My teenage years began with taking off my life’s stabilizer wheels far too early.

I stepped out from under the parental umbrella’s security and guidance and began making decisions for myself.

It was a painful and tortuous long-haul disaster.

I crashed a lot and got burned.

I left the shade of that umbrella in too much of a hurry.

I was not ready.
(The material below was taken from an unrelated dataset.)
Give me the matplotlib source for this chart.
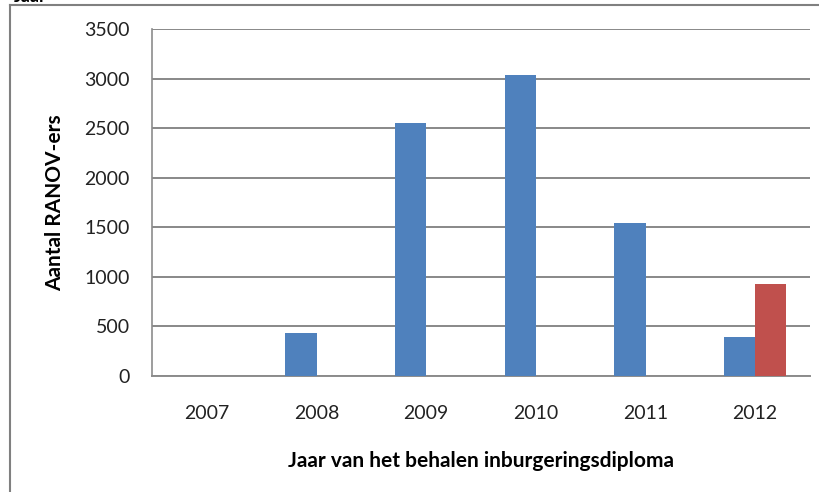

I was unprepared.

Between the ages of 18 and 22, I managed the following:

  • I Moved out of the family home.
  • I gave up school early.
  • I got a job, got sacked, got a job, got sacked …
  • I bought a motorbike.
  • I lost my virginity.
  • I became a full-time dope head and nicotine addict.
  • I experimented with all other drugs.
  • I married (Hi Dommie xx), became a Dad (Hi Jimbobxx), and divorced (Good call, Dommie x).
  • I narrowly avoided death, prison, and other terrors numerous times.

I was laden with insecurities and fears and limped from pillar to post, faking it until I made it while simultaneously fucking up my life at most turns.

I channelled a destructive rage against the system, which I blamed for my miserable and wretched existence.

My teenage years were not a good time.

I hit rock bottom when Dommie made the wise decision to leave me.

Three good things then happened.

  • I began to take an honest look at myself.
  • I met God.
  • I met Carina, whom I subsequently married and, 38 years later, is still my bestest bestest one whom I love with all my heart xx (It is our wedding anniversary today!!)

I wish I were a quicker learner.

It has taken me 38 years to get here.

However, I am here now!

One hundred forty-two days ago, I stepped out from under the ‘security’ and guidance of alcohol.

The last time I was sober for 142 days was when I was 15, probably.

I am 100% sober, 100% of the time.

I am outside of the filter and influence of a drug that profoundly interfered with my emotional and mental mechanisms.

My senses are free for the first time in a long time.

It is like seeing, hearing, and feeling everything for the first time.

It is all so new!

The learning curve is enormous.

I am experiencing a teenage phase again.

Stabilizer wheels have been added this time because life is stable.

Instead of being a fledgling with broken wings, I am a 60-year-old eagle with strength.

Instead of hiding my shame, I am flaunting my weaknesses.

Instead of feeling alone, I am revelling in a plethora of support.

In the teenage and early adult years, we first begin the serious business of establishing who we are and building our lives around that understanding.

I am at that stage again. This time around, I LOVE this embryonic phase!